With language institutes you can, in the main, expect to find yourself teaching children or adults in the same class. Enthusiasm for English amongst the general population can sometimes not be as high, for example, as it is in Germany or Holland, and it is possible that the motivation of those being taught is not quite as great.
In the main you will find yourself teaching students of varying ability, even within the same class. Hence, expect all ranges of ability. The challenge, particularly with children, is in motivating them. It is also a task to cope with varying levels of ability within the same class. Nevertheless, Italians can be great fun to teach, and can be very enthusiastic
For those seeking work in advance there is no over-arching list of the hundreds of language schools - scuole di lingue - which exist in Italy, and one’s best resource is the Yellow Pages. International language schools like Berlitz, Benedict Schools and Liguarama have a strong presence in Italy, and there are several Italian chains. The Italian groups include the British Schools Group (www.britishschool.com) and British Institutes (www.britishinstitutes.it). Another is Oxford Schools (www.oxforditalia.it).
The new arrival would do well to consult the weekly English language papers Rome Metropolitan and Wanted in Rome. In addition to this placing ads in tobacconists and supermarkets is not a bad idea, and there are also notice boards in the two English bookshops in Rome, Lion Bookshop and Economy Bookshop.
Whatever way you look for work it is important to remember that life grinds to a halt in August, as with many European countries. Therefore your travel plans should be formulated to avoid hitting this dead spot during which very little gets done.

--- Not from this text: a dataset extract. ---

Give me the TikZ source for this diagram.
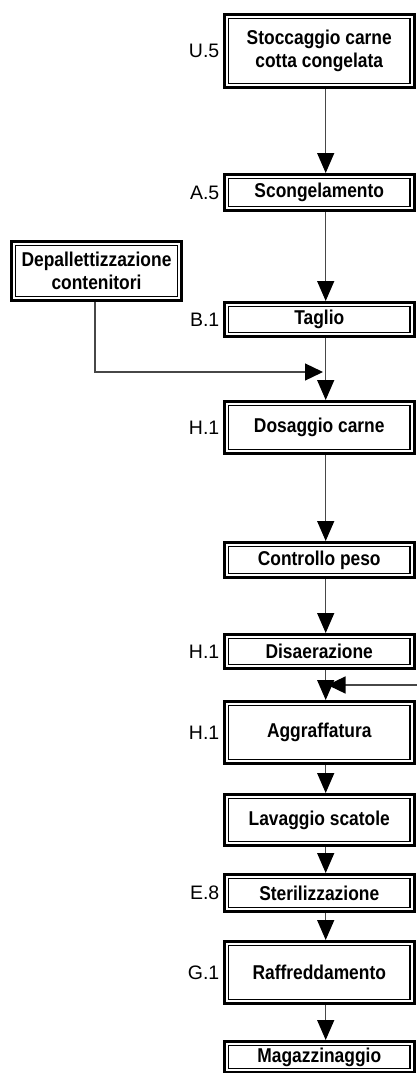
\documentclass[tikz,border=0pt]{standalone}
\usepackage{fontspec}
\setmainfont{Liberation Sans}
\newfontfamily\boxfont[FakeStretch=0.87]{Liberation Sans}
\usetikzlibrary{arrows.meta,calc}

\tikzset{
  procbox/.style={draw=black, line width=3pt, fill=white, align=center,
    inner sep=0pt, font=\boxfont\bfseries\fontsize{20}{23}\selectfont},
  innerframe/.style={draw=black, line width=1.3pt},
  steplabel/.style={anchor=east, inner sep=0pt, font=\fontsize{19.5}{23}\selectfont},
  flow/.style={draw=black!72, line width=1.3pt,
    -{Triangle[width=17pt,length=20pt,color=black]}},
  sideflow/.style={draw=black!72, line width=1.3pt,
    -{Triangle[width=17pt,length=18pt,color=black]}},
}

% \procstep{name}{x1}{x2}{y1}{y2}{text}: double-framed process box by its outer edges
\newcommand\procstep[6]{%
  \pgfmathsetmacro\bxcx{(#2+#3)/2}%
  \pgfmathsetmacro\bxcy{-(#4+#5)/2}%
  \pgfmathsetmacro\bxw{#3-#2-3}%
  \pgfmathsetmacro\bxh{#5-#4-3}%
  \node[procbox, minimum width=\bxw pt, minimum height=\bxh pt] (#1) at (\bxcx,\bxcy) {#6};%
  \draw[innerframe] ([shift={(5.6,-5.6)}]#1.north west) rectangle ([shift={(-5.6,5.6)}]#1.south east);%
}

\begin{document}
\begin{tikzpicture}[x=1pt,y=1pt]
\useasboundingbox (0,0) rectangle (416,-1073);

% main column of process steps
\procstep{st}{223}{415.5}{13}{89}{Stoccaggio carne\\cotta congelata}
\procstep{sc}{223}{415.5}{173}{212}{Scongelamento}
\procstep{dp}{10}{183}{240}{302}{Depallettizzazione\\contenitori}
\procstep{tg}{223}{415.5}{301}{338}{Taglio}
\procstep{ds}{223}{415.5}{400}{455}{Dosaggio carne}
\procstep{cp}{223}{415.5}{541}{579}{Controllo peso}
\procstep{di}{223}{415.5}{633}{670}{Disaerazione}
\procstep{ag}{223}{415.5}{700}{765}{Aggraffatura}
\procstep{lv}{223}{415.5}{793}{847}{Lavaggio scatole}
\procstep{sz}{223}{415.5}{873}{913}{Sterilizzazione}
\procstep{rf}{223}{415.5}{940}{1005}{Raffreddamento}
\procstep{mg}{223}{415.5}{1040}{1074}{Magazzinaggio}

% step codes
\node[steplabel] (lst) at ([xshift=-3.5pt]st.west) {U.5};
\node[steplabel] (lsc) at ([xshift=-3.5pt]sc.west) {A.5};
\node[steplabel] (ltg) at ([xshift=-3.5pt]tg.west) {B.1};
\node[steplabel] (lds) at ([xshift=-3.5pt]ds.west) {H.1};
\node[steplabel] (ldi) at ([xshift=-3.5pt]di.west) {H.1};
\node[steplabel] (lag) at ([xshift=-3.5pt]ag.west) {H.1};
\node[steplabel] (lsz) at ([xshift=-3.5pt]sz.west) {E.8};
\node[steplabel] (lrf) at ([xshift=-3.5pt]rf.west) {G.1};

% vertical flow line
\coordinate (spine) at (325.7,0);
\foreach \a/\b in {st/sc, sc/tg, tg/ds, ds/cp, cp/di, di/ag, ag/lv, lv/sz, sz/rf, rf/mg}
  \draw[flow] (\a.south -| spine) -- (\b.north -| spine);

% containers joining the line
\coordinate (merge) at (323,-372);
\draw[sideflow] ([xshift=-1.5pt]dp.south) |- (merge);

% return line entering from the right
\coordinate (retin) at (417,-685);
\coordinate (retout) at (327.5,-685);
\draw[sideflow] (retin) -- (retout);
\end{tikzpicture}
\end{document}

When contract for a position in an institute it is very important to thoroughly read your contract, and check what it stipulates. There can be a slight cultural trait amongst Italians to tell you what you want to hear. The reality may be somewhat different. Remember what is important to you - accommodation, class size, salary, etc. and try and ensure these are adequately catered for in your contract.
It can be the case that some state schools are not prepared to go through the difficult process of hiring native English-speaking teachers from outside of Europe. However, in some cases it is easier to place teachers from the US than from other countries, such as Australia and New Zealand. Non-EU citizens should check with the Italian consulate in their native country to look for language exchange programs, etc. Americans may wish to contact Interexchange (www.interexchange.org), of New York, who run an exchange programme.
You should be aware of the fact that the reciprocal social security system that exists within the EU means that high schools are required to register their staff for a social security card and also pay part of their contributions. This means that some schools are generally not willing to take on anybody who is ineligible.
Most individuals working for institutes are self-employed, or ‘freelance’. Therefore, they are responsible for paying their own tax and social security. New arrivals are required to register with the police, organise a bank account into which their wages will be paid, and get a tax number from their local tax office.
For Americans as well, it is worth trying to see if there are positions available through the US military. The military employs lots of civilians and may be able to process work permits, etc. for you. In addition to this student visas are also an option.
Working your way through the bureaucracy you will need original certificates of any qualifications you have, along with passport photos, birth certificate, and passport.